Margaret Cuthbert: Why we need to face up to our economic weaknesses urgently

Economist Margaret Cuthbert takes a look at the economic circumstance in the UK following the Brexit vote

THE overall Leave vote success in the UK referendum on membership of the EU has led to very interesting times for Scotland where the majority voted to Remain in the EU. Why there was such a difference between Scotland and the north of England is itself of great interest. 

The decision to have a referendum on UK membership of the EU at this particular time was itself a very bad idea, made, many suspect, just to bolster Prime Minister David Cameron within his party after his weak negotiations with the EU on the current terms of UK membership. Why such a bad idea? Because of the current poor state that we are in, and that includes Scotland.

The UK has a large trade deficit, a very uneven economy both geographically and demographically. It has too big a differential between the rich and the poor, too big a differential between low and high income levels, little in the way of production compared to most of its competitors, and a crumbling of services which were once public and which are now either owned or heavily influenced by big business. 

The UK has a large trade deficit, a very uneven economy both geographically and demographically.

Scotland is actually little different, but, in addition, we do have large areas of our land still owned by large landowners preventing easy access and restricting tourism and other industries.

Successive governments, both in Scotland and at UK level, have produced their glossy reports promising improvements. Going behind the documents and researching the detail shows all too often that in Scotland the wonderful research that was supported by us has ended up not assisting Scottish businesses, but foreign direct investment - in many cases here today, gone tomorrow. 
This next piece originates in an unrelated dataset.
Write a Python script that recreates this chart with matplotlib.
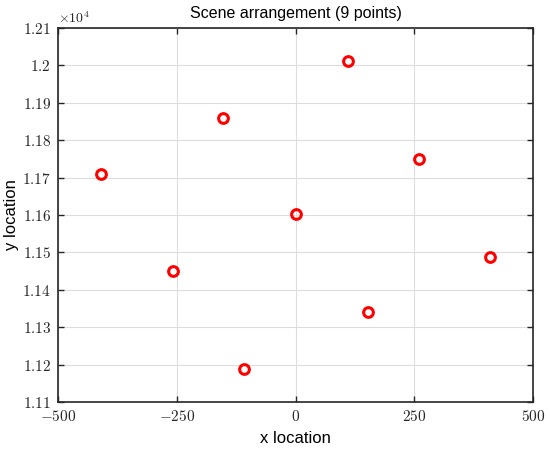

Successive governments of the UK and of Scotland have never seriously tried to alter our very heavy dependence on the financial sector for both employment and income - despite all the political speeches promising home-grown improvements in technology businesses, manufacturing, bio sciences, etc.

If politicians were at all serious at trying to readjust the economy then they would have known that there was a real need to have a period of no trade unrest while it gets on with the business of restructuring its economy.

So, why would the UK Government hold a referendum which was bound to expose more the raw feeling against its last 40 or more years of incompetence rather than anger against the EU?

Scotland is actually little different, but, in addition, we do have large areas of our land still owned by large landowners preventing easy access and restricting tourism and other industries.

In the weeks preceding the referendum, it was already obvious that many of us were classified in that insulting way as "swing voters". Insulting, because the reason we found it hard to make up our minds was not that we were thick, but because our politicians and media had completely failed to outline clearly over the many years that we had been EU members. how exactly the EU benefited us and, on the other side of the coin, what we had given up by being members and badly needed changed. 

At the UK level politicians tried to turn voters' attention away from their economic inadequacies, as if all of the issues they were talking about were the responsibility of the EU. "No me, guv."

On the Remain side, supported heavily by big business, the fear factor was huge, (probably rightly so), but was unsuccessful. The "refeened" shady suburbs of cities such as London and Oxford did vote to Remain. Their continued comfortable existence depends on strong ties with Europe. 

But Cameron and his Cabinet had not properly registered that the rich man at his table has to provide properly for that group of society that they would not consider inviting to their dinner parties. One cannot hollow out the economic life of huge parts of the country, fail to provide a secure worthwhile future, reduce social support, and think they will support you. 

In addition, Labour in England is only now truly experiencing, as they have in Scotland and Wales, the disgust that many former lifelong Labour supporters have for New Labour.

It was easy for the Leave side to manipulate those currently stressed by today's UK economy into believing that a large part of the problem was immigration - a problem which would go away if we left the EU. They made little mention of the poor state of the UK economy and its far too great dependence on a volatile financial sector, which already brought us to our knees in 2008.

At the UK level politicians tried to turn voters' attention away from their economic inadequacies, as if all of the issues they were talking about were the responsibility of the EU. "No me, guv."

An intriguing question, however, is why did Scotland not vote to Leave? 

Was it because voters had more reason to believe that our economy is up the creek without the proverbial paddle if we leave the EU? Is it because they actually believe that some of the government glossiest promises will come to fruition - even though very few projects get a serious post mortem on whether they met with the promises made? Or is it that it does not bother Scots that many of the EU institutions are undemocratic?

Whatever, Scotland is now in a dangerous position, as is England. A very large change is needed in our scrutiny of government support and decision making to help us find the best way forward - and that means, too, that people in Scotland need to make themselves far more vocal in demanding scrutiny of government.